What you need to know:

  • Violence, intimidation and bribery have become the currencies in politics.
  • This is primitive, criminal and distressing, and must be stopped.

The chaos witnessed at the recent by-elections across the country gravely demonstrated that the country is headed in the wrong direction. Violence, intimidation and bribery have become the currencies in politics. This is primitive, criminal and distressing, and must be stopped. And the only way to deal with that is to seize the perpetrators, prosecute and punish them accordingly.

Following the public uproar over the mayhem, government agencies have responded. Some of the masterminds of the mayhem have been arrested and are awaiting trial. The National Cohesion and Integrity Commission (NCIC) has summoned at least 10 politicians for questioning over the chaos. Interior Cabinet Secretary Fred Matiang’i has directed the withdrawal of licences for politicians whose guns were used to create the turmoil.
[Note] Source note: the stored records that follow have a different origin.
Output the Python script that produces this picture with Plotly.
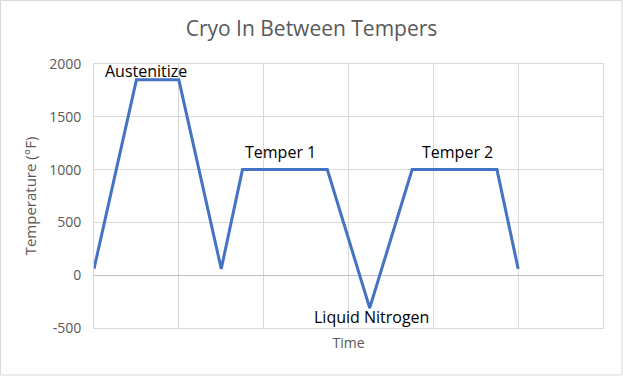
import plotly.graph_objects as go

time = [0, 0.5, 1, 1.5, 1.75, 2.75, 3.25, 3.75, 4.75, 5]
temp = [60, 1850, 1850, 60, 1000, 1000, -310, 1000, 1000, 60]

y_tickvals = [-500, 0, 500, 1000, 1500, 2000]
y_ticktext = ["-500", "0", "500", "1000", "1500", "2000"]

label_text = ["Austenitize", "Temper 1", "Liquid Nitrogen", "Temper 2"]
label_x = [0.61, 2.2, 3.27, 4.29]
label_y = [1930, 1170, -400, 1170]

FONT = "Open Sans"

fig = go.Figure()
fig.add_trace(go.Scatter(x=time, y=temp, mode="lines",
                         line=dict(color="#4472c4", width=3), showlegend=False,
                         hoverinfo="skip"))

for t, x, y in zip(label_text, label_x, label_y):
    fig.add_annotation(x=x, y=y, text=t, showarrow=False,
                       font=dict(family=FONT, size=16, color="#000000"))

W, H = 623, 376
ml, mr, mt, mb = 94, 20, 64, 48
pw, ph = W - ml - mr, H - mt - mb
fig.add_shape(type="rect", xref="paper", yref="paper",
              x0=-(ml - 0.5) / pw, x1=1 + (mr - 1) / pw,
              y0=-(mb - 1) / ph, y1=1 + (mt - 0.5) / ph,
              line=dict(color="#d9d9d9", width=1), layer="below")

fig.update_layout(
    width=W, height=H,
    margin=dict(l=ml, r=mr, t=mt, b=mb),
    paper_bgcolor="white", plot_bgcolor="white",
    title=dict(text="Cryo In Between Tempers", x=0.5, xanchor="center",
               y=1 - 29 / H, yanchor="middle",
               font=dict(family=FONT, size=21, color="#595959")),
    xaxis=dict(range=[0, 6], dtick=1, tick0=0, showticklabels=False,
               showgrid=True, gridcolor="#d9d9d9", gridwidth=1,
               zeroline=False, showline=True, linecolor="#d9d9d9",
               linewidth=1, mirror=True, ticks="",
               title=dict(text="Time", standoff=10,
                          font=dict(family=FONT, size=14, color="#595959"))),
    yaxis=dict(range=[-500, 2000], tickmode="array",
               tickvals=y_tickvals, ticktext=y_ticktext,
               showgrid=True, gridcolor="#d9d9d9", gridwidth=1,
               zeroline=True, zerolinecolor="#bfbfbf", zerolinewidth=1,
               showline=True, linecolor="#d9d9d9", linewidth=1, mirror=True,
               ticks="", ticklabelstandoff=9,
               tickfont=dict(family=FONT, size=14, color="#595959"),
               title=dict(text="Temperature (°F)", standoff=8,
                          font=dict(family=FONT, size=15, color="#595959"))),
)

fig.write_html("out.html", config={"displayModeBar": False},
               post_script="document.body.style.margin='0';document.body.style.padding='0';")
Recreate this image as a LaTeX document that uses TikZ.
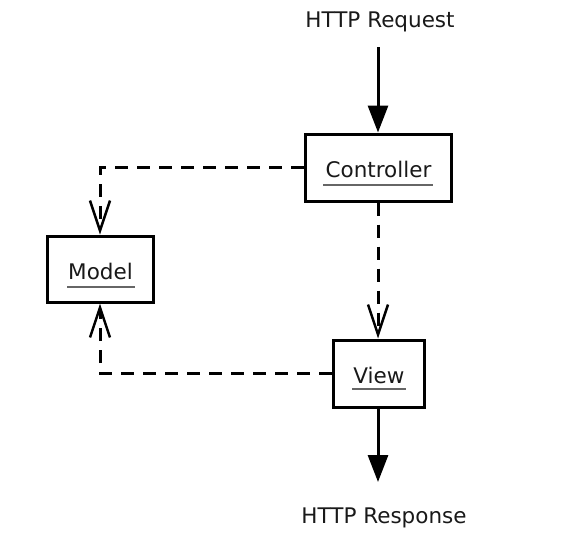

These initial actions are encouraging. But they are not enough. Better still, they are not definitive. Past experience has shown that government agencies swing into action when such notorious things happen, with pledges of cracking the whip, but nothing much happens.

Election violence

NCIC, for example, has proved terribly ineffective in sanctioning hate speech vendors. Courts take an inordinately long time to prosecute and punish the culprits. At any rate, penalties are mild. The net result is that merchants of chaos never get to feel the heat. They never suffer pain, which fact emboldens them to continue with their nefarious designs.

We demand tough and concrete action; failure to do so exposes the country to deadly violence. The country is likely to go for a national referendum mid-year; while the next General Election is scheduled for August next year. If the latest scenario is not contained, it will replicate itself many times at the forthcoming elections. Nothing can be disastrous.

The government and security agencies must end this cyclic election violence.